A Bulgaria-based company sold controversial surveillance technology to governments in countries with records of repression, enabling authorities to track mobile phones and eavesdrop on private communications, according to documents obtained by Human Rights Watch.
The surveillance firm Circles offered tools capable of spying on phone calls, messages and internet activity, according to a Human Rights Watch report published Thursday. The documents — a trove of Bulgarian export records covering sales by Circles between 2018 and 2023 — show that the Bulgarian government approved Circles transactions with law enforcement and intelligence agencies in countries including Azerbaijan, Bahrain, El Salvador, Guatemala, Jordan, Malaysia, Morocco, Panama, Serbia and the United Arab Emirates.
The findings raise fresh questions about how European Union export controls meant to curb the sale of powerful spy tools are being enforced.
Many of Circles’ customers are in countries ranked either “not free” or “partly free” by Freedom House, the nonprofit that tracks political rights and civil liberties worldwide. Human Rights Watch said the records provide evidence that European companies are still supplying surveillance capabilities to governments that could use them against critics, journalists and political opponents despite EU regulations introduced in 2021 to rein in such exports.
“Bulgaria shouldn’t be licensing surveillance exports to countries that have well-documented histories of using these tools to harm rights,” Zach Campbell, a senior researcher at Human Rights Watch, said in an interview.
Representatives for Circles didn’t respond to requests for comment. Bulgaria’s Ministry of Economy and Industry, which oversees exports in the country, also didn’t respond to requests for comment.
Circles’ technology is intended to be used for crime and terrorism prevention, according to the documents. But rights advocates say such tools can be abused in countries with histories of internal repression because they allow authorities to secretly monitor a person’s communications and movements.
The records show that Circles sold a system called Pixcell, which can intercept mobile phone calls, internet data and messages, as well as a tool called Landmark, which can be used to track the location of mobile phones.
In September 2023, Circles received approval from Bulgaria’s government to ship a system for intercepting voice calls to Morocco’s domestic intelligence agency, the General Director for Territorial Surveillance, according to the records. In Azerbaijan, the company agreed to send the country’s foreign intelligence service a system that could retrieve location information for mobile subscribers.
It also made sales to three agencies in the United Arab Emirates, including a spy agency identified in a document dated from 2019 as operating from the Aldar headquarters building in Abu Dhabi. The Aldar building has long been associated with real estate and investment firms, but it has not previously been linked publicly to a spy agency.

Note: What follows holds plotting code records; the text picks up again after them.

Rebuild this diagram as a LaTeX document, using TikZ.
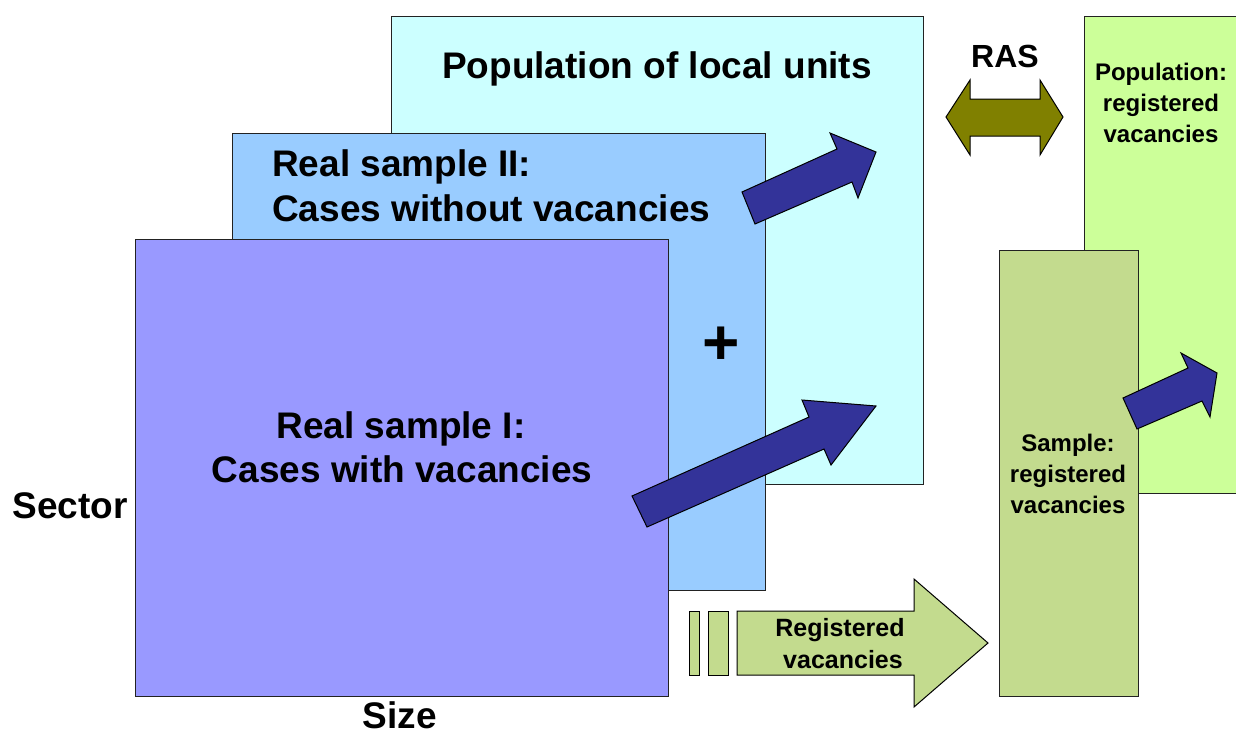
\documentclass[tikz,border=0pt]{standalone}
\usepackage{fontspec}
\setmainfont{Liberation Sans}
\definecolor{lavender}{HTML}{9999FF}
\definecolor{skyblue}{HTML}{99CCFF}
\definecolor{paleCyan}{HTML}{CCFFFF}
\definecolor{paleGreen}{HTML}{CCFF99}
\definecolor{sageGreen}{HTML}{C3DB8E}
\definecolor{olivebrown}{HTML}{808000}
\definecolor{navyblue}{HTML}{333399}
\definecolor{edgegray}{HTML}{222222}
\begin{document}
\begin{tikzpicture}[x=1pt,y=-1pt,
  box/.style={draw=edgegray,line width=1.1pt,inner sep=0pt,anchor=north west},
  blockarrow/.style={draw=black,line width=1pt,line join=miter,fill=navyblue},
  big/.style={font=\fontsize{37}{44}\selectfont\bfseries,inner sep=0pt},
  small/.style={font=\fontsize{24}{30}\selectfont\bfseries,inner sep=0pt},
  lbl/.style={anchor=base,inner sep=0pt}]
\clip (0,0) rectangle (1236,731);
\fill[white] (0,0) rectangle (1236,731);

% stacked frames: population, sample II, sample I
\node[box,fill=paleCyan,minimum width=532pt,minimum height=468pt] (popl) at (391,16) {};
\node[box,fill=skyblue,minimum width=533pt,minimum height=457pt] (rs2) at (232,133) {};
\node[box,fill=lavender,minimum width=533pt,minimum height=457pt] (rs1) at (135,239) {};

\node[big,lbl] (popt) at (657,78) {Population of local units};
\node[big,lbl,anchor=base west] (rs2a) at (272,176) {Real sample II:};
\node[big,lbl,anchor=base west] (rs2b) at (272,221) {Cases without vacancies};
\node[big,lbl] (rs1a) at (401,438) {Real sample I:};
\node[big,lbl] (rs1b) at (402,482) {Cases with vacancies};
\node[font=\fontsize{64}{70}\selectfont\bfseries,lbl] (plus) at (721,364) {+};
\node[big,lbl] (sector) at (70,518) {Sector};
\node[big,lbl] (size) at (400,728) {Size};

% block arrows pointing into the population frame
\draw[blockarrow] (742,192) -- (837,149) -- (830,133) -- (876,152) -- (858,198) -- (852,182) -- (755,224) -- cycle;
\draw[blockarrow] (632,496) -- (809,417) -- (802,400) -- (876,406) -- (831,465) -- (824,449) -- (647,527) -- cycle;

% register side
\node[box,fill=paleGreen,minimum width=170pt,minimum height=477pt] (popr) at (1084,16) {};
\node[box,fill=sageGreen,minimum width=139pt,minimum height=446pt] (samp) at (999,250) {};

\node[small,lbl] (popr1) at (1161,80) {Population:};
\node[small,lbl] (popr2) at (1161,111) {registered};
\node[small,lbl] (popr3) at (1161,142) {vacancies};
\node[small,lbl] (samp1) at (1068,451) {Sample:};
\node[small,lbl] (samp2) at (1068,482) {registered};
\node[small,lbl] (samp3) at (1068,513) {vacancies};

\draw[blockarrow] (1123,398) -- (1188,368) -- (1181,353) -- (1217,373) -- (1210,417) -- (1202,401) -- (1137,429) -- cycle;

% RAS double arrow
\node[font=\fontsize{32}{38}\selectfont\bfseries,lbl] (ras) at (1005,67) {RAS};
\draw[draw=black,line width=1pt,fill=olivebrown] (946,117) -- (970,80) -- (970,99) -- (1040,99) -- (1040,80) -- (1063,117) -- (1040,155) -- (1040,136) -- (970,136) -- (970,155) -- cycle;

% registered vacancies arrow with trailing bars
\draw[draw=black,line width=1pt,fill=sageGreen] (689,611) rectangle (699,675);
\draw[draw=black,line width=1pt,fill=sageGreen] (708,611) rectangle (728,675);
\draw[draw=black,line width=1pt,fill=sageGreen] (737,611) -- (914,611) -- (914,579) -- (988,643) -- (914,707) -- (914,675) -- (737,675) -- cycle;
\node[font=\fontsize{25}{30}\selectfont\bfseries,lbl] (reg1) at (840,636) {Registered};
\node[font=\fontsize{25}{30}\selectfont\bfseries,lbl] (reg2) at (843,668) {vacancies};
\end{tikzpicture}
\end{document}
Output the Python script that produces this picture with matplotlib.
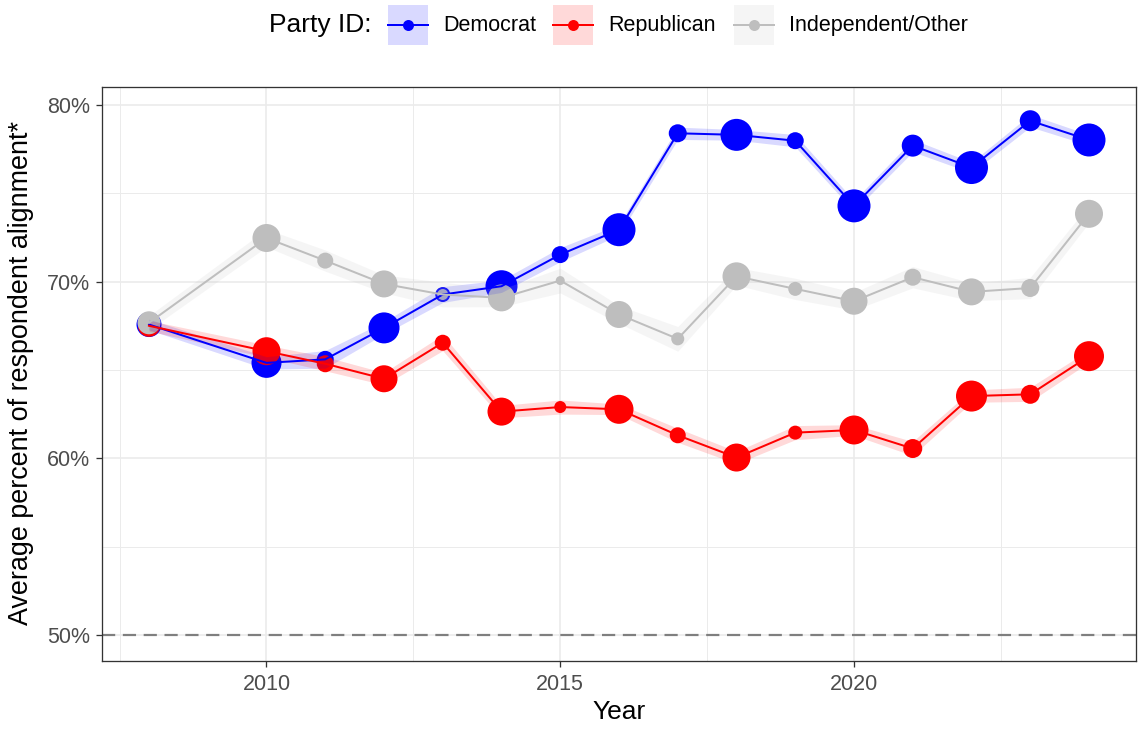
import matplotlib
matplotlib.use("Agg")
import matplotlib.pyplot as plt
from matplotlib.patches import Rectangle
from matplotlib.lines import Line2D
from matplotlib.ticker import FuncFormatter, FixedLocator

plt.rcParams['font.family'] = ['Liberation Sans', 'DejaVu Sans']
plt.rcParams['lines.scale_dashes'] = False

# ---- data -------------------------------------------------------------
years = [2008, 2010, 2011, 2012, 2013, 2014, 2015, 2016,
         2017, 2018, 2019, 2020, 2021, 2022, 2023, 2024]

dem = [67.57, 65.4, 65.6, 67.38, 69.27, 69.74, 71.53, 72.94,
       78.40, 78.31, 77.98, 74.29, 77.70, 76.46, 79.11, 78.02]
rep = [67.5, 66.06, 65.35, 64.50, 66.54, 62.64, 62.90, 62.77,
       61.30, 60.04, 61.45, 61.60, 60.55, 63.52, 63.62, 65.78]
ind = [67.67, 72.47, 71.19, 69.87, 69.27, 69.08, 70.06, 68.14,
       66.76, 70.30, 69.59, 68.89, 70.25, 69.42, 69.64, 73.84]

# half-width of the uncertainty band (percentage points)
dem_err = [0.30, 0.35, 0.50, 0.35, 0.45, 0.35, 0.40, 0.30,
           0.35, 0.30, 0.35, 0.30, 0.35, 0.30, 0.35, 0.30]
rep_err = [0.30, 0.35, 0.40, 0.35, 0.45, 0.35, 0.40, 0.30,
           0.40, 0.35, 0.40, 0.30, 0.40, 0.35, 0.40, 0.35]
ind_err = [0.40, 0.50, 0.60, 0.50, 0.70, 0.50, 0.70, 0.50,
           0.70, 0.50, 0.60, 0.50, 0.60, 0.50, 0.60, 0.50]

# relative respondent weight shown by point diameter
dem_w = [25, 30, 17, 31, 15, 32, 17, 33, 18, 32, 17, 33, 22, 33, 21, 33]
rep_w = [22, 28, 17, 27, 16, 28, 12, 29, 16, 28, 14, 29, 19, 31, 19, 30]
ind_w = [23, 28, 16, 27, 11, 27, 9, 27, 13, 28, 14, 27, 17, 27, 18, 28]

parties = ["Democrat", "Republican", "Independent/Other"]
colors = ["#0000FF", "#FF0000", "#BEBEBE"]
series = [dem, rep, ind]
errors = [dem_err, rep_err, ind_err]
weights = [dem_w, rep_w, ind_w]

x_ticks = [2010, 2015, 2020]
y_ticks = [50, 60, 70, 80]

# ---- figure -----------------------------------------------------------
W, H, DPI = 1138, 729, 100
PX = 72.0 / DPI  # points per pixel
fig = plt.figure(figsize=(W / DPI, H / DPI), dpi=DPI)
fig.patch.set_facecolor("white")

left, right, top, bottom = 102, 1136, 87, 661
ax = fig.add_axes([left / W, 1 - bottom / H, (right - left) / W, (bottom - top) / H])

ax.set_xlim(2007.2, 2024.8)
ax.set_ylim(48.52, 81.02)

# grid
ax.xaxis.set_major_locator(FixedLocator(x_ticks))
ax.xaxis.set_minor_locator(FixedLocator([2007.5, 2012.5, 2017.5, 2022.5]))
ax.yaxis.set_major_locator(FixedLocator(y_ticks))
ax.yaxis.set_minor_locator(FixedLocator([55, 65, 75]))
ax.grid(which="major", color="#EBEBEB", linewidth=1.6 * PX, zorder=0)
ax.grid(which="minor", color="#EBEBEB", linewidth=1.0 * PX, zorder=0)
ax.set_axisbelow(True)
ax.tick_params(which="minor", length=0)
ax.tick_params(which="major", length=6 * PX, width=1.3 * PX, color="#333333",
               labelcolor="#4D4D4D", labelsize=15.5, pad=4.5)
ax.tick_params(axis="x", pad=5)
ax.yaxis.set_major_formatter(FuncFormatter(lambda v, p: f"{v:.0f}%"))
for s in ax.spines.values():
    s.set_color("#333333")
    s.set_linewidth(1.3 * PX)

# reference line at 50%
ax.axhline(50, color="#7F7F7F", linewidth=2.2 * PX, linestyle=(0, (9.5, 5.5)), zorder=1)

# points
for vals, w, c in zip(series, weights, colors):
    ax.scatter(years, vals, s=[(d * PX) ** 2 for d in w], color=c,
               linewidths=0, zorder=2)
# bands
for vals, err, c in zip(series, errors, colors):
    lo = [v - e for v, e in zip(vals, err)]
    hi = [v + e for v, e in zip(vals, err)]
    ax.fill_between(years, lo, hi, color=c, alpha=0.15, linewidth=0, zorder=3)
# lines
for vals, c in zip(series, colors):
    ax.plot(years, vals, color=c, linewidth=2.0 * PX, zorder=4,
            solid_joinstyle="round")

# axis titles
fig.text(619 / W, 1 - 712 / H, "Year", ha="center", va="center",
         fontsize=19, color="black")
fig.text(21 / W, 1 - 373 / H, "Average percent of respondent alignment*",
         ha="center", va="center", rotation=90, fontsize=19.4, color="black")

# ---- legend ------------------------------------------------------------
ov = fig.add_axes([0, 0, 1, 1], zorder=10)
ov.set_xlim(0, W)
ov.set_ylim(H, 0)
ov.axis("off")

ov.text(372, 25, "Party ID:", ha="right", va="center", fontsize=19, color="black")
key_x = [388, 553, 734]
for kx, name, c in zip(key_x, parties, colors):
    ov.add_patch(Rectangle((kx, 5), 40, 40, facecolor=c, alpha=0.15, linewidth=0))
    ov.add_line(Line2D([kx, kx + 40], [25, 25], color=c, linewidth=2.0 * PX))
    ov.plot([kx + 20], [25], "o", color=c, markersize=11 * PX, markeredgewidth=0)
    ov.text(kx + 55, 25, name, ha="left", va="center", fontsize=15.5, color="black")

fig.savefig("out.png", dpi=DPI)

Government representatives in the UAE, Morocco and Azerbaijan did not respond to requests for comment.
Circles doesn’t appear to sell spyware that can be used to hack into individual phones. Instead, its technology is designed to eavesdrop on communications and track phones by intercepting data as it is traveling across telecommunication networks.
Human Rights Watch previously said in a report that at least six EU member states — including Bulgaria, the Czech Republic, Denmark, Finland and Poland — had sold surveillance technologies to customers in countries with documented histories of human rights violations, including repression of activists and journalists. The organization said its findings showed the EU’s regulations have “failed to prevent dangerous surveillance technologies getting into the hands of those with track records of using them to violate rights.”
The European Commission, the EU’s executive branch, said in a statement at the time that it “attaches great importance to the issue of cyber-surveillance items, which is why the EU has significantly strengthened export controls for such items.” Export controls, which are enforced by member states, need to be regularly updated to “adjust to evolving security risks and threats,” the spokesperson added.
Sophie in ‘t Veld, a Dutch politician who led an inquiry into surveillance abuses while a member of the European Parliament, said in an interview that the trade in the technology – and the laws regulating it – were “completely wild west.”
“We have rules on paper, but they have the status of a beer coaster,” she said in an interview.